Monday, 17 April 2017

The Boss Baby

(G) ★★

Director: Tom McGrath.

Cast: (voices of) Tobey Maguire, Alec Baldwin, Miles Christopher Bakshi, Steve Buscemi, Jimmy Kimmel, Lisa Kudrow, Conrad Vernon, James McGrath.

Timmy gives Boss Baby the old two-eyeball stare.

Here's a little test for you.

Step one: find a baby (keep it legal - I suggest borrowing one if you don't have one of your own).

Step two: dress the baby up as a business executive. You know, suit, tie, little black business shoes. The works.

Step three: sit back and laugh at how hilarious the business baby looks.

Now comes the question - how long does a baby dressed up as a business executive remain funny? Two minutes? Ten minutes? Twenty minutes?

If this little baby experiment keeps you in chuckles for longer than 30 minutes, you'll probably be able to sit through The Boss Baby without wondering where the laughs are or why you're watching this film. If the answer to the latter question is because you're taking your kids to see it, then I'm sorry to say you'll probably find yourself experiencing few guffaws and feeling vaguely bored for 90-or-so minutes.

While it has its plusses, The Boss Baby's humour is monotone.

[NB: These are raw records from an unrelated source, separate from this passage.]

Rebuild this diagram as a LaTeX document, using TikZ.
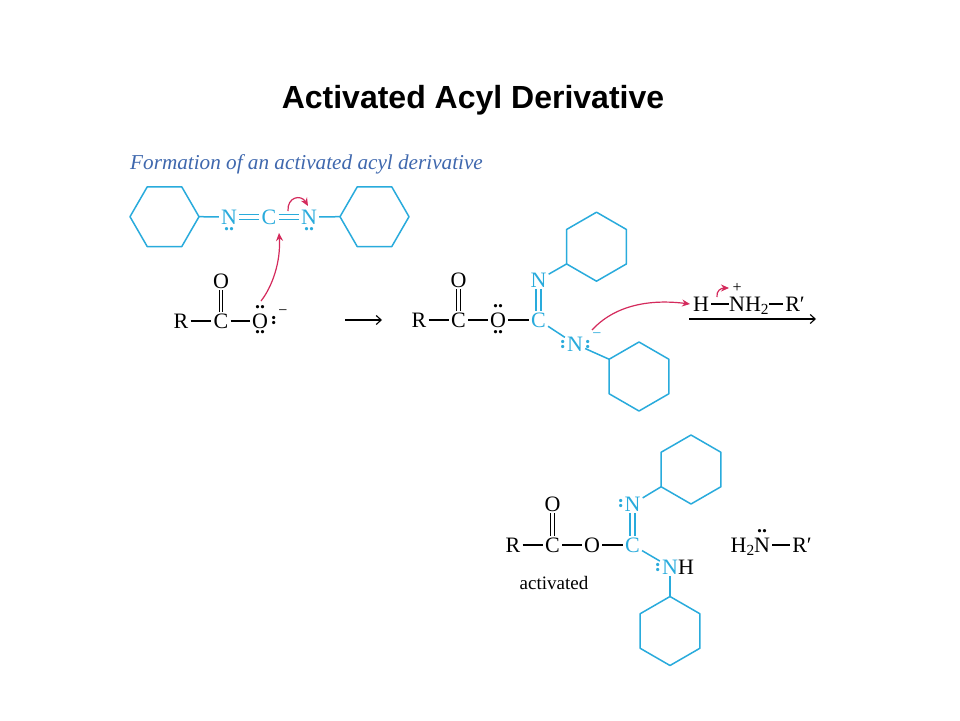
\documentclass[tikz,border=0pt]{standalone}
\usepackage{fontspec}
\setmainfont{Liberation Serif}
\newfontfamily\titlefont{Liberation Sans}
\usetikzlibrary{shapes.geometric,arrows.meta}
\definecolor{acylblue}{HTML}{29ABDC}
\definecolor{acylred}{HTML}{D42A5C}
\definecolor{headblue}{HTML}{3F68AE}
\tikzset{
	atom/.style={inner sep=2pt, text height=14.5pt, text depth=0pt, font=\fontsize{22}{22}\selectfont},
	batom/.style={atom, text=acylblue},
	hexf/.style={draw=acylblue, line width=1.5pt, regular polygon, regular polygon sides=6, minimum size=69pt, inner sep=0pt, outer sep=0pt},
	hexp/.style={hexf, regular polygon rotate=30},
	bond/.style={line width=1.1pt, black},
	bbond/.style={line width=1.5pt, acylblue},
	dbl/.style={double, double distance=2.4pt, line width=1.1pt},
	dblw/.style={double, double distance=3.6pt, line width=1.3pt},
	lp/.style={inner sep=0pt, text height=2.4pt, text depth=0pt, font=\fontsize{20}{20}\bfseries\selectfont},
	blp/.style={lp, text=acylblue},
	chg/.style={inner sep=0pt, font=\fontsize{16}{16}\selectfont},
	push/.style={-{Stealth[length=8pt,width=7pt]}, line width=1.2pt, acylred},
	react/.style={-{Straight Barb[length=5pt,width=9pt]}, line width=1.1pt, black}
}
\begin{document}
\begin{tikzpicture}[x=1pt,y=-1pt,line join=round]
	\useasboundingbox[fill=white] (0,0) rectangle (960,720);
	% headings
	\node[inner sep=0pt, font=\fontsize{32}{32}\titlefont\bfseries] (title) at (473,100) {Activated Acyl Derivative};
	\node[inner sep=0pt, anchor=west, text=headblue, font=\fontsize{21.2}{22}\itshape\selectfont] (sub) at (130,164) {Formation of an activated acyl derivative};
	% carbodiimide
	\node[hexf] (hexL) at (164.5,216.7) {};
	\node[hexf] (hexR) at (374.5,216.7) {};
	\node[batom] (nL) at (229,217) {N};
	\node[batom] (cM) at (269,217) {C};
	\node[batom] (nR) at (309,217) {N};
	\node[blp] (nLp) at (229,229) {..};
	\node[blp] (nRp) at (309,229) {..};
	\draw[bbond] (hexL.corner 6) -- (nL);
	\draw[bbond] (nR) -- (hexR.corner 3);
	\draw[bbond,dblw] (nL) -- (cM);
	\draw[bbond,dblw] (cM) -- (nR);
	% carboxylate
	\node[atom] (r1) at (181,321) {R};
	\node[atom] (c1) at (221,321) {C};
	\node[atom] (o1) at (260,321) {O};
	\node[atom] (ox1) at (221,281) {O};
	\node[lp] (o1a) at (260,307) {..};
	\node[lp] (o1b) at (260,332) {..};
	\node[lp,rotate=90] (o1c) at (274,320) {..};
	\node[chg] (o1m) at (283,313) {−};
	\draw[bond] (r1) -- (c1);
	\draw[bond] (c1) -- (o1);
	\draw[bond,dbl] (c1) -- (ox1);
	\coordinate (arA) at (345,320);
	\coordinate (arB) at (382,320);
	\draw[react] (arA) -- (arB);
	\coordinate (pA) at (261,301);
	\coordinate (pB) at (279,233);
	\draw[push] (pA) .. controls (272,287) and (281,262) .. (pB);
	\coordinate (pC) at (288,211);
	\coordinate (pD) at (308,206);
	\draw[push] (pC) .. controls (287,197) and (301,194) .. (pD);
	% adduct
	\node[atom] (r2) at (419,320) {R};
	\node[atom] (c2) at (458.5,320) {C};
	\node[atom] (o2) at (498,320) {O};
	\node[atom] (ox2) at (458.5,280) {O};
	\node[lp] (o2a) at (498,306) {..};
	\node[lp] (o2b) at (498,332) {..};
	\node[batom] (c3) at (538.5,320) {C};
	\node[batom] (n3) at (538.5,280) {N};
	\node[batom] (n4) at (575,344) {N};
	\node[blp,rotate=90] (n4a) at (563,344) {..};
	\node[blp,rotate=90] (n4b) at (588,344) {..};
	\node[chg,text=acylblue] (n4m) at (597,336) {−};
	\node[hexp] (hexA) at (596.5,246.7) {};
	\node[hexp] (hexB) at (639,376.5) {};
	\draw[bond] (r2) -- (c2);
	\draw[bond] (c2) -- (o2);
	\draw[bond,dbl] (c2) -- (ox2);
	\draw[bond] (o2) -- (c3);
	\draw[bbond,dblw] (c3) -- (n3);
	\draw[bbond] (c3) -- (n4);
	\draw[bbond] (n3) -- (hexA.corner 3);
	\draw[bbond] (n4) -- (hexB.corner 2);
	% amine salt
	\node[atom] (h5) at (701,304) {H};
	\node[atom,anchor=west,inner sep=0pt] (nh5) at (729,304) {NH\textsubscript{2}};
	\node[atom] (rp5) at (795,304) {R′};
	\node[chg] (nh5p) at (737,288) {+};
	\draw[bond] (h5) -- (nh5);
	\draw[bond] (nh5) -- (rp5);
	\coordinate (arC) at (689,319);
	\coordinate (arD) at (816,319);
	\draw[react] (arC) -- (arD);
	\coordinate (pE) at (592,330);
	\coordinate (pF) at (690,304);
	\draw[push] (pE) .. controls (615,305) and (650,299) .. (pF);
	\coordinate (pG) at (717,297);
	\coordinate (pH) at (729,288);
	\draw[push] (pG) .. controls (716,291) and (721,288) .. (pH);
	% products
	\node[atom] (r6) at (513,545) {R};
	\node[atom] (c6) at (552.5,545) {C};
	\node[atom] (o6) at (592,545) {O};
	\node[atom] (ox6) at (552.5,504) {O};
	\node[batom] (c7) at (632.5,545) {C};
	\node[batom] (n7) at (632.5,504) {N};
	\node[blp,rotate=90] (n7a) at (621,503) {..};
	\node[batom] (n8) at (670,567) {N};
	\node[atom,anchor=west,inner sep=0pt] (h8) at (678,567) {H};
	\node[blp,rotate=90] (n8a) at (658,567) {..};
	\node[hexp] (hexC) at (691,469.5) {};
	\node[hexp] (hexD) at (670,631) {};
	\node[inner sep=0pt, font=\fontsize{19}{20}\selectfont] (act) at (554,583) {activated};
	\draw[bond] (r6) -- (c6);
	\draw[bond] (c6) -- (o6);
	\draw[bond,dbl] (c6) -- (ox6);
	\draw[bond] (o6) -- (c7);
	\draw[bbond,dblw] (c7) -- (n7);
	\draw[bbond] (c7) -- (n8);
	\draw[bbond] (n7) -- (hexC.corner 3);
	\draw[bbond] (n8) -- (hexD.corner 1);
	\node[atom,anchor=east,inner sep=0pt] (h9) at (755,545) {H\textsubscript{2}};
	\node[atom] (n9) at (762,545) {N};
	\node[lp] (n9a) at (762,531) {..};
	\node[atom] (rp9) at (802,545) {R′};
	\draw[bond] (n9) -- (rp9);
\end{tikzpicture}
\end{document}
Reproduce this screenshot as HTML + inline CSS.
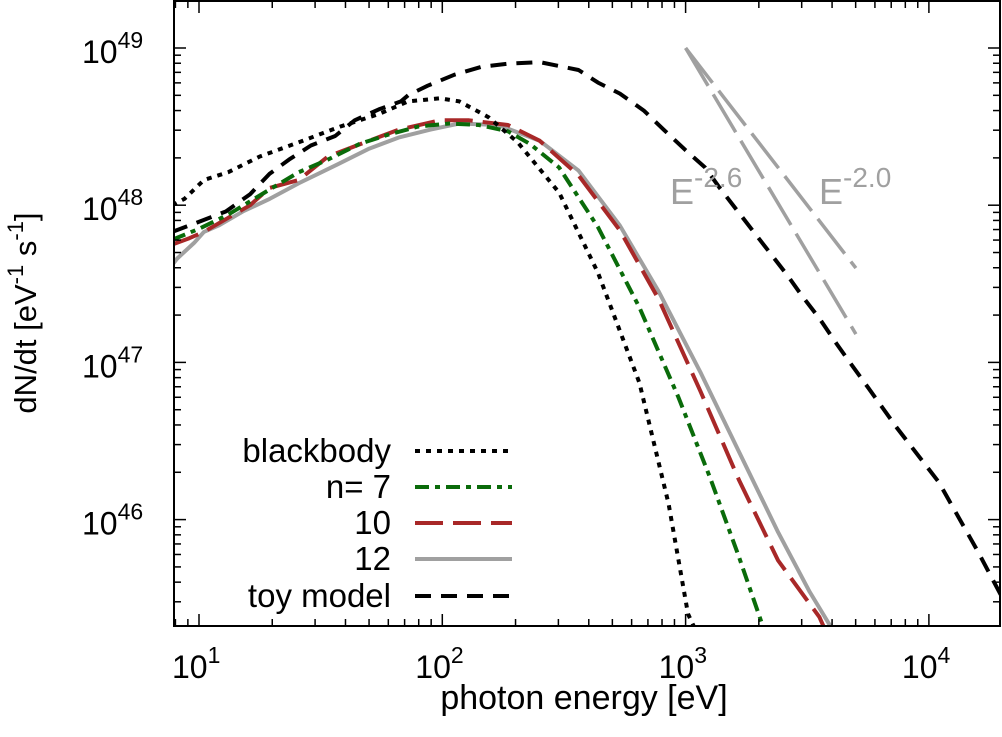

So many of its attempts at getting a laugh depend on the incongruity of a baby being a boss, and once you get past the initial giggle of seeing an infant looking like a corporate arse-kicker (ie. the first couple of times you see the poster) the film has little else to back it up. This means it's unfunny for long stretches, which is not good in a CG family film that is meant to be funny.

This whole besuited baby image seems to have come first, with the plot being crafted around this short-lived sight gag. As such, it's about The Boss Baby (voiced by Baldwin) who turns up at the home of seven-year-old Timmy (Bakshi) and proceeds to unravel Timmy's perfect existence as the shining light of his family.

Timmy can see something's not right about the baby - he carries around a tiny briefcase for one - but his parents are besotted blind. So it's up to Timmy to get to the bottom of The Boss Baby's secret mission.


Maybe I just wanted this to be a lot funnier than it was, possibly because I swear The Boss Baby looks like my own 14-month-old son and I reckon if I dressed him up as a little businessman I'd probably laugh for at least 20 minutes. But the film's one-note gag gets old really fast, leaving in its wake an annoying tale of an only child having to learn to share his parents' affections. While it's well-intentioned and somewhat universal, it's unfortunately not terribly interesting. Or funny.

The film finally picks up momentum when Timmy and The Boss Baby are forced to work together to achieve a shared goal (even if the plotting of that goal makes no sense - they achieve the goal at the end of the second act, then for some reason go to Las Vegas for the finale ... I'm not even making that up. I mean, their own unnecessary action of going to Las Vegas partly creates the problem in the third act and spurs a rescue mission they've created, so if they'd just completed their mission as agreed and not gone to Vegas that could have both gone their separate ways, which is exactly what they both wanted. Ugh.). All of a sudden the two characters are more effective - it turns out having them playing as a team is funnier and more enjoyable to watch than their animosity. It's at this point you finally realise, hey, these characters are okay and you finally start to care about them and like their company and repartee.

But it's too little, too late. There's a crazy chase, then a bizarre trip to Vegas and then a typically ridiculous finale and we're done, with little to take away from it other than the fact Alec Baldwin does a great job voicing the baby.

The awkward plotting, so obviously built around it's baby-in-a-suit gag, struggles to hold itself together. As a result there are a couple of massive exposition sequences - one where The Boss Baby explains his existence and mission to Timmy, and another where the villain monologues - that are stuck into the script to try to make sense of things but ultimately grind the film to a halt.

The few choice gags are too few, and beyond Baldwin's performance and a surprisingly touching ending (with a clever reveal that explains the film's incongruities), there is not a lot to recommend The Boss Baby over, say, last year's baby-related comedy Storks.

Unless you find the idea of a baby dressed as a business executive continuously hilarious for an hour and a half. In that case, knock yourself out.